Well, yes and no - my family owns a car, but my wife drives it most days. We got rid of our second car when we moved within easy bike commuting distance of my job.


roars by cyclist after 2 seconds' wait, races up to traffic ahead, slams on brakes, gets passed by cyclist at the stop sign 30 seconds later


Let's also not forget that road wear's relationship with weight is greater than linear, which is to say that doubling the weight will more than double the wear. Your average cyclist is going to be 10x smaller than a normal 4 door car.


IIRC, it goes with the 4th power of the axle weight, which is much more than just nonlinear


That may be the situation in the U.S. – definitely not comparable in most of the EU.

Also worth bearing in mind that not all the money that goes to road infra for motor vehicles can be attributed to the costs of enabling the use of passenger cars, as at least part of that is needed for other aspects of a functioning society (transport, etc.)


It boggles my mind how places have set up toll roads, and then somehow negotiate the tolls to a third party. Just, why!?

(Alternatively, someone please educate me on how what I think I "know" there is false. Thanks! :) )


Privatized vs government run. In some situations a privatized provider can be more effective than a government run one. If the private company has the call center in Tennessee, their accountants, lawyers and headquarters in Phoenix, they can be cheaper than a government run organization that has all employees living in a high cost area in CA. There are also economies of scale for a private company to manage these services for many different areas. S a city getting half of the toll revenue from a private company can get more money than collecting all of it themselves and hiring people.


Some folks, if inclined towards skepticism, think that it's a form of give-away: Hand it to a private business, and bail it out when it fails. Some of these things work, and some fail.
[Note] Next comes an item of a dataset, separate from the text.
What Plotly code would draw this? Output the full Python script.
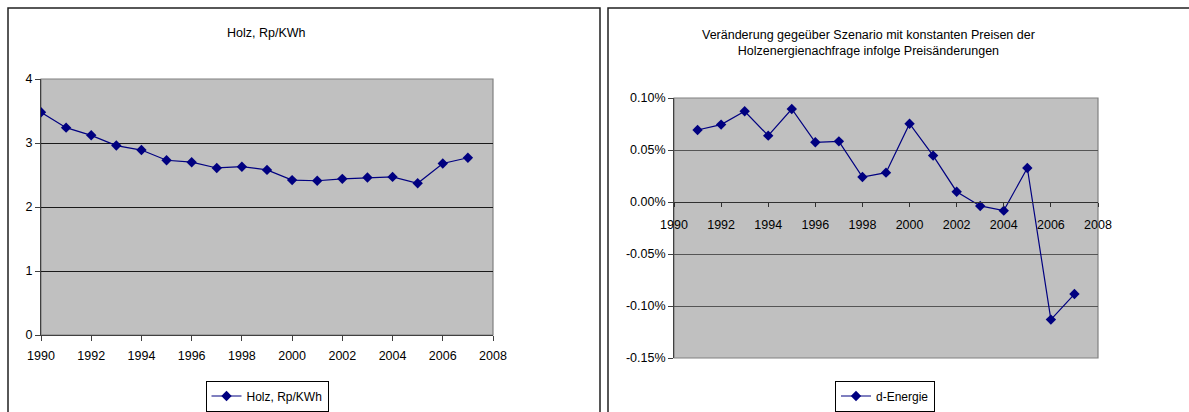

A couple of interesting privatization episodes to consider:

* Public education --> Charter schools

* Public and nonprofit colleges --> For-profit education industry


at least here in the US we have a fetish for older guys in business casual with a little bit of a beer gut that knock off early to put in a quick 9. as long as one of those guys is taking a cut, we're happy.

thats the way it seems


the idea is that an enterprising private company can manage costs and deliver services at a lower cost than a Gov run one.

Not really sure i 100% agree, but I suspect that oversite would be better with a Gov run Toll


That idea sounds fine, absent all of the evidence I've heard of where the vast majority of the toll money is going outside of the city where the toll road is.

I suppose taxes aren't much different, in that most go somewhere else. But, at least with taxes you can see a money stream back to the city and argue it up. With it going to a private company, you are sorta screwed.


Except for the fact that the cost of collecting tolls exceeds the cost of collecting a tax on fuel [1]

[1] https://news.ycombinator.com/item?id=13817279


Tolls achive more than just crudely approximating a car's impact to the road system. Tolls can influence traffic behavior and congestion; which I'd guess is the point of that LA article.

Also, I'm curious how those costs look when you have open road tolling, as recently implemented in Massachusetts. No toll takers, just cameras, computers, and a call center "somewhere".


> Tolls can influence traffic behavior and congestion

That's more like "give poor people a reason not to drive on certain roads/lanes" if you take the glass half empty view of things.


There's also the cost of setting up and maintaining system that doesn't apply to fuel tax collection (since it's already in place).